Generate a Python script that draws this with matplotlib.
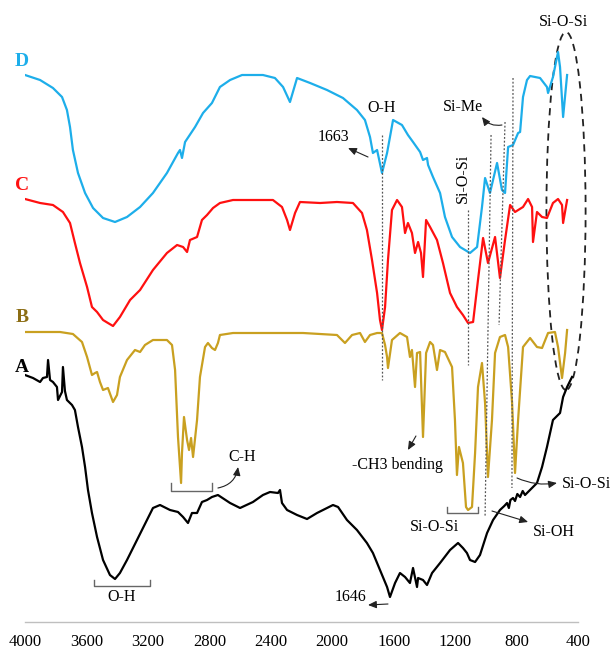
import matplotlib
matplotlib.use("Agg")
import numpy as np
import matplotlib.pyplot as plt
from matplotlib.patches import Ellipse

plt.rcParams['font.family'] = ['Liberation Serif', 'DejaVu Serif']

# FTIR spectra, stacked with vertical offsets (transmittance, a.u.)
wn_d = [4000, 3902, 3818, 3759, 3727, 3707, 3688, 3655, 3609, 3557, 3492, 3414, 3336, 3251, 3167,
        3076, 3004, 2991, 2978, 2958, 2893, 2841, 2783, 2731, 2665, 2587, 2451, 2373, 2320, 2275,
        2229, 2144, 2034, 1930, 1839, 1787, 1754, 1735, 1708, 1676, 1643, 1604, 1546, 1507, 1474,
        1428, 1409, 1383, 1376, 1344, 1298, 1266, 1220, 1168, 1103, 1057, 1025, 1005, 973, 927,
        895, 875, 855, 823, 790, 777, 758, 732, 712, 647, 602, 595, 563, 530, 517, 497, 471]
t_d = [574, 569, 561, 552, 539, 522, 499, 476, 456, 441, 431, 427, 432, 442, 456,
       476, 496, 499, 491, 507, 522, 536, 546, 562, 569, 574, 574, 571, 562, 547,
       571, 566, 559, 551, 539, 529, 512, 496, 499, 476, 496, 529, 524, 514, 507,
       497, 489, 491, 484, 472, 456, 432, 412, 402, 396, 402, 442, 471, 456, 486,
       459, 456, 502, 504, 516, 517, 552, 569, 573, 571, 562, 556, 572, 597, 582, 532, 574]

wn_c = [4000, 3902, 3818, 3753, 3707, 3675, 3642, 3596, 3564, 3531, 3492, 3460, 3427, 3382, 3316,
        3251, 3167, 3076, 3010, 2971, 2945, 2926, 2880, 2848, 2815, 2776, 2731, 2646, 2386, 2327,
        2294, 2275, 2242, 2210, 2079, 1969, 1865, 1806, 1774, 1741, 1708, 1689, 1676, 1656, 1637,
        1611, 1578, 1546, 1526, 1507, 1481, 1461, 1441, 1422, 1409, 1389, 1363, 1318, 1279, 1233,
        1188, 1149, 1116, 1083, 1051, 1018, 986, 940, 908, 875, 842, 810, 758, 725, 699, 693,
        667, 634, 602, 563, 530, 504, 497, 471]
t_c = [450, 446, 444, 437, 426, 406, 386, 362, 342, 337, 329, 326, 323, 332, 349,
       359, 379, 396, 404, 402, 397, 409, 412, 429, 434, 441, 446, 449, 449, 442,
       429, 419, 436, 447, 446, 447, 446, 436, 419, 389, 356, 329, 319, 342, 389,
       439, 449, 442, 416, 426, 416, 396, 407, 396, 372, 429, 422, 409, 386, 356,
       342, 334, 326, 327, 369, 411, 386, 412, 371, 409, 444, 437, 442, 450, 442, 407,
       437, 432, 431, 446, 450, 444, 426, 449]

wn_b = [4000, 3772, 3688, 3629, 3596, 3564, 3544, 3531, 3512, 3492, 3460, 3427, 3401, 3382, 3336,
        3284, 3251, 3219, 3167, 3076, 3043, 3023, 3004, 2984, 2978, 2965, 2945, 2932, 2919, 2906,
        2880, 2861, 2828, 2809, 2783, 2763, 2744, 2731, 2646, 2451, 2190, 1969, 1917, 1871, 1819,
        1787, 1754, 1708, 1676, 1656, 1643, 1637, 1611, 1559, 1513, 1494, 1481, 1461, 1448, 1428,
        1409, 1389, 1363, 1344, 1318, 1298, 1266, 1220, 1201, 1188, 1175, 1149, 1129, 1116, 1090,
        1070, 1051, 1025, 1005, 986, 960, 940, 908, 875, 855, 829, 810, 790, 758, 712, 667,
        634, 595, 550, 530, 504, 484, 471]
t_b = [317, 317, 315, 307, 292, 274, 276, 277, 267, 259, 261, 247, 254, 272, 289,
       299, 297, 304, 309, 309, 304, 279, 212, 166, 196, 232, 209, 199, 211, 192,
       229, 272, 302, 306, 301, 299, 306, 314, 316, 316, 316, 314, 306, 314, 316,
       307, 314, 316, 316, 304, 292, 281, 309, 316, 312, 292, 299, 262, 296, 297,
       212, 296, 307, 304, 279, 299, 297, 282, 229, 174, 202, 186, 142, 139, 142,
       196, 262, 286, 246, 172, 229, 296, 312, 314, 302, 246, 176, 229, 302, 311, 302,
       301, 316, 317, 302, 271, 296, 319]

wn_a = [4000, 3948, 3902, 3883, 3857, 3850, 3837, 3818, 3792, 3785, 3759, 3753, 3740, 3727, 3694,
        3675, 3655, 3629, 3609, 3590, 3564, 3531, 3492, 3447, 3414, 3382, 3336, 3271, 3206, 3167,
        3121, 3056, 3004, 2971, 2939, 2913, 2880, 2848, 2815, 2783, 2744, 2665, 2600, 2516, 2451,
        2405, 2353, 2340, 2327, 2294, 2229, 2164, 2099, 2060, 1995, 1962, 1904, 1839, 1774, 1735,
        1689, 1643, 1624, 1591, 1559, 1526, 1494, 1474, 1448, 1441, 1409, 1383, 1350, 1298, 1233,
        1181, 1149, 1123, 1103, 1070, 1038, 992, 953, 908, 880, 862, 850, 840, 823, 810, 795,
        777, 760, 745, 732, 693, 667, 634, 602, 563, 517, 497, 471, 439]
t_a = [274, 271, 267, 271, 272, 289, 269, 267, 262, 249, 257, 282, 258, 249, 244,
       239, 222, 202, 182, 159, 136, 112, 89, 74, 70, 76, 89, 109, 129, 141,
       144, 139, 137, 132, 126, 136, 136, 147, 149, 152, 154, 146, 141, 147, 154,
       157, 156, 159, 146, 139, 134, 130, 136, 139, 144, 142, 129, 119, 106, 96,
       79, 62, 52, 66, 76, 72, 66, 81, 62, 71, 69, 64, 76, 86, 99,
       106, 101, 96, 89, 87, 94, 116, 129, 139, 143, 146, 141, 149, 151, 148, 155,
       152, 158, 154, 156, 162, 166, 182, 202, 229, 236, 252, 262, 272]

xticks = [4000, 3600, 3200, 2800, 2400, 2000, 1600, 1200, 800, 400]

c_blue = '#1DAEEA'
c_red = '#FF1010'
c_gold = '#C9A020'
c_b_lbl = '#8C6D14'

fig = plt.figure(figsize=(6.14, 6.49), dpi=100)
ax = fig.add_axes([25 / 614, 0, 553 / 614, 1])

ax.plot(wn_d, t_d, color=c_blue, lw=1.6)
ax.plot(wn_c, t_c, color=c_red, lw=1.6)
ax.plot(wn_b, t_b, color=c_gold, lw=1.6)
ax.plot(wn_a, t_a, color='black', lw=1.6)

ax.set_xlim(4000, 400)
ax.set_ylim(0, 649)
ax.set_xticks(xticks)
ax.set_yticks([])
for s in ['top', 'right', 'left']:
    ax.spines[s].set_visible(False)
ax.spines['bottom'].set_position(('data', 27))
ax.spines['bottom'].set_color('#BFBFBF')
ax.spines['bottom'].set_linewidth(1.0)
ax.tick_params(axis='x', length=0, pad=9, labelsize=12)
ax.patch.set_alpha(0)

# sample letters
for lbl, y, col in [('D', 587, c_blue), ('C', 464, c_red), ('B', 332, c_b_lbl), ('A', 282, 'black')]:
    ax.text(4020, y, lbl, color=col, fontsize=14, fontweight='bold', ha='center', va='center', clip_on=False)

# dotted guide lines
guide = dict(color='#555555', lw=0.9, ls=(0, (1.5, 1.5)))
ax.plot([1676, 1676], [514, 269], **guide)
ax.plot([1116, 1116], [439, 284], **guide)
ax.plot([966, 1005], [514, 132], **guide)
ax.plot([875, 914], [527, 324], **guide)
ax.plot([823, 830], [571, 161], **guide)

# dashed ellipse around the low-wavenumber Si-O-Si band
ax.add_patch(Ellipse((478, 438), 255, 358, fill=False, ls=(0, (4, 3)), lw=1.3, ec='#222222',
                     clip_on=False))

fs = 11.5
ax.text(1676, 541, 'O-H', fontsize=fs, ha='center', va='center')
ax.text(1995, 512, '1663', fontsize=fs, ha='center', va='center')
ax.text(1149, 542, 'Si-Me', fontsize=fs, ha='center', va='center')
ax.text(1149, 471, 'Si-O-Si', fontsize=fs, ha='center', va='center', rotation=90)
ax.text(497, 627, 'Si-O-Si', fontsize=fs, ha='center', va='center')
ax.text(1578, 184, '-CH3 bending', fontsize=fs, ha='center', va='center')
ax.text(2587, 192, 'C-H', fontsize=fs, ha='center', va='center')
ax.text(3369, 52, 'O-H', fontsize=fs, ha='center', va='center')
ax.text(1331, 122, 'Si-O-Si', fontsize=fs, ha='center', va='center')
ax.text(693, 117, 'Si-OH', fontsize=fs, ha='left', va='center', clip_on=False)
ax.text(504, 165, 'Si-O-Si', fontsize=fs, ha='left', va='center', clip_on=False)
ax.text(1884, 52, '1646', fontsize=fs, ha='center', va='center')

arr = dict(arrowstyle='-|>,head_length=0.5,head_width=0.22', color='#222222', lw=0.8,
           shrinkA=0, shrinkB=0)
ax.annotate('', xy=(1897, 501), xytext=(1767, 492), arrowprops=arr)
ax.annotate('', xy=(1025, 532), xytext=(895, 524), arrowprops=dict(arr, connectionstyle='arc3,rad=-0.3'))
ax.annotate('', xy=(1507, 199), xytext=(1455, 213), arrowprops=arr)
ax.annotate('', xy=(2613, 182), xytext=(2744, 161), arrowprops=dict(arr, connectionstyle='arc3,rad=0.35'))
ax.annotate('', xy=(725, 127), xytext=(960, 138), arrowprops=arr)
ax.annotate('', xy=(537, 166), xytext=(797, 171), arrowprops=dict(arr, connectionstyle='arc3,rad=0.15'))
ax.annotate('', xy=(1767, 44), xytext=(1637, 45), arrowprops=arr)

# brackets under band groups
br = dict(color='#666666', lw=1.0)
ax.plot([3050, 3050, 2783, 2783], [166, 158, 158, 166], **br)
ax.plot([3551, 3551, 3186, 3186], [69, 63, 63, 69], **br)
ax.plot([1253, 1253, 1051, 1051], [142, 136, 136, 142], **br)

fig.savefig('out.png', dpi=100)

---------------

— Given problem —
Repeat the lines of the listing above verbatim, beginning at its first line and ending at the line containing "plt.rcParams['font.family'] = ['Liberation", which is included. Omit pictures.

— Response to the exercise —
Generate a Python script that draws this with matplotlib.
import matplotlib
matplotlib.use("Agg")
import numpy as np
import matplotlib.pyplot as plt
from matplotlib.patches import Ellipse

plt.rcParams['font.family'] = ['Liberation Serif', 'DejaVu Serif']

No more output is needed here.